→ **What you are asked to do**
Among the entries that follow, the required portion opens with the line containing "Generate a Python" and closes with the line containing "import plotly.graph_objects as go". Give that portion again exactly, and nothing else.

→ **Stored rows**
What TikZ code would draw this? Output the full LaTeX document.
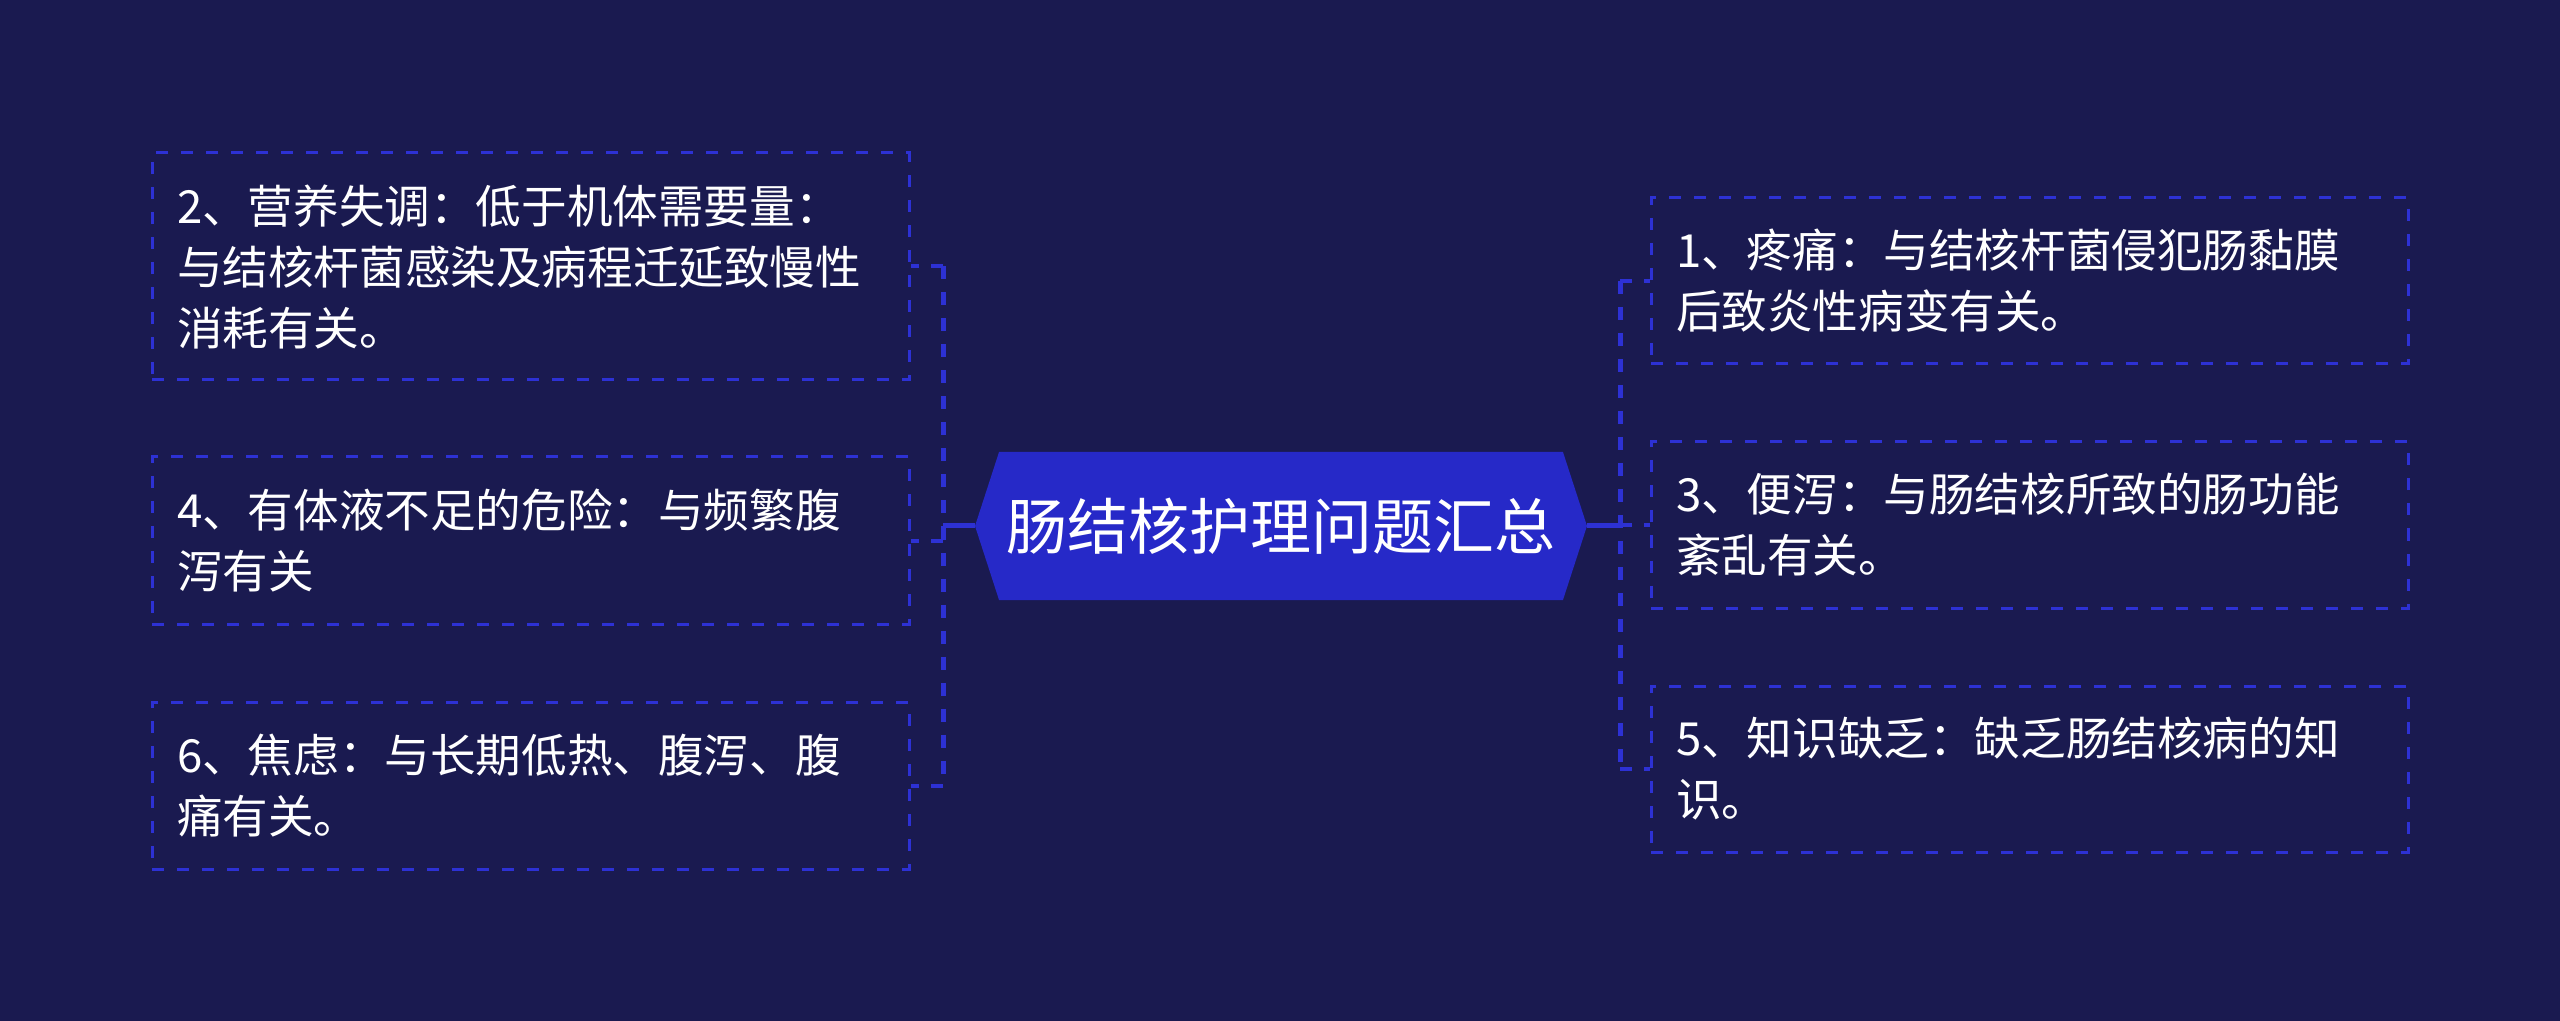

...

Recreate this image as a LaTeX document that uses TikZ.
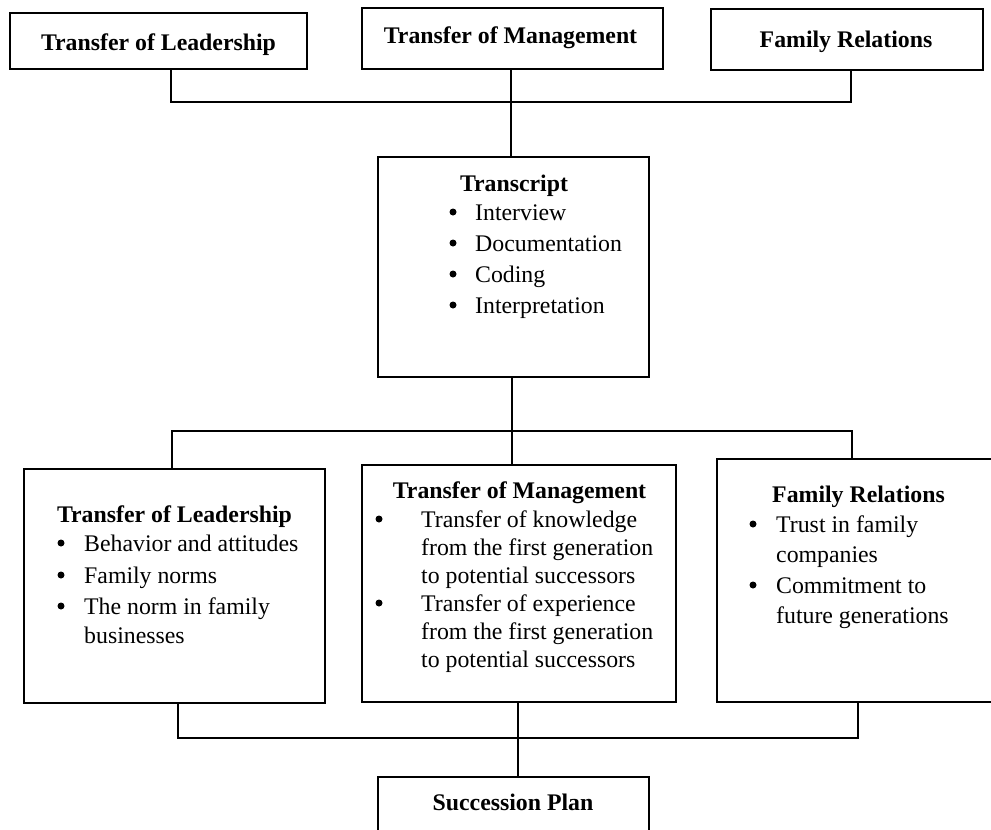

...

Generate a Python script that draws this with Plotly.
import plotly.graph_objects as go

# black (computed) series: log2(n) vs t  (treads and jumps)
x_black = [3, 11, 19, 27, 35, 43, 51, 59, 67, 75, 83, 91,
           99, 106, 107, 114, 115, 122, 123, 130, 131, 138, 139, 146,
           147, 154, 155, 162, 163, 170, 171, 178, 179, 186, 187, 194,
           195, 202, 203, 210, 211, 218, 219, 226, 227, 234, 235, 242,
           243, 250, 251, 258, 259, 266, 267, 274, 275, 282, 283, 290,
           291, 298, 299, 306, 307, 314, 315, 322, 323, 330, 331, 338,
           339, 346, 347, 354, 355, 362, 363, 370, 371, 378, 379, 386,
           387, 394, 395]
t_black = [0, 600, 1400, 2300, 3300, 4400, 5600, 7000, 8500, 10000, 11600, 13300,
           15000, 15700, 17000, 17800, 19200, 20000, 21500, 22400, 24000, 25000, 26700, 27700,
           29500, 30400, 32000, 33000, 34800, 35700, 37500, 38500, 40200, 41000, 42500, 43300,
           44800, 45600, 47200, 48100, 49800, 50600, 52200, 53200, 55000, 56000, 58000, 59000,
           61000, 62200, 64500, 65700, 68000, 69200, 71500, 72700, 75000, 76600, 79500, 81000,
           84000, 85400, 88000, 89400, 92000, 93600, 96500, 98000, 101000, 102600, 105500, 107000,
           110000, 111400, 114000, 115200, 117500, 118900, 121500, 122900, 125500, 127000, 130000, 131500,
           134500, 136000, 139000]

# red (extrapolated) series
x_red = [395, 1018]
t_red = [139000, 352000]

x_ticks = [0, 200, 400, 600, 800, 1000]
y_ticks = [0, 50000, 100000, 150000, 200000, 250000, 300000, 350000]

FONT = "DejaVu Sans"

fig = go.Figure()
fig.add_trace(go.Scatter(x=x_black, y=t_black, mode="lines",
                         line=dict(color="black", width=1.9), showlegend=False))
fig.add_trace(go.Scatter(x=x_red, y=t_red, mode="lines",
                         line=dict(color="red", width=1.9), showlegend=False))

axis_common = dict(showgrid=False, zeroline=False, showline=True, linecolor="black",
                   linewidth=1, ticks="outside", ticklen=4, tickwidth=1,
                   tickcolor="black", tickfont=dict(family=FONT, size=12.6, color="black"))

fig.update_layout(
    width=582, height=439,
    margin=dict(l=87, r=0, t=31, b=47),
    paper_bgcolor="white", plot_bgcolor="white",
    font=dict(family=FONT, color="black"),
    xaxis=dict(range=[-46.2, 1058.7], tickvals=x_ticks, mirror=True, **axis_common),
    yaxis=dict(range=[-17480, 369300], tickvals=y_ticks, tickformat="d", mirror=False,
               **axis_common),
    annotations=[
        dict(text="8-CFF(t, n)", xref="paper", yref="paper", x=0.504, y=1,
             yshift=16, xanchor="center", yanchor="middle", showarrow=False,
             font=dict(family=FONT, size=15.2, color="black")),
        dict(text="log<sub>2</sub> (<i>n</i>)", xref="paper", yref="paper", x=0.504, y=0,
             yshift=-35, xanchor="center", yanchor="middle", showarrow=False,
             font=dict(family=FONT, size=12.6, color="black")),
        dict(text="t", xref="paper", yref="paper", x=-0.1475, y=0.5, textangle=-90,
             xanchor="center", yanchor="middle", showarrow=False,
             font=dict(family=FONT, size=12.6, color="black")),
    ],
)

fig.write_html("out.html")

→ **Finished answer**
Generate a Python script that draws this with Plotly.
import plotly.graph_objects as go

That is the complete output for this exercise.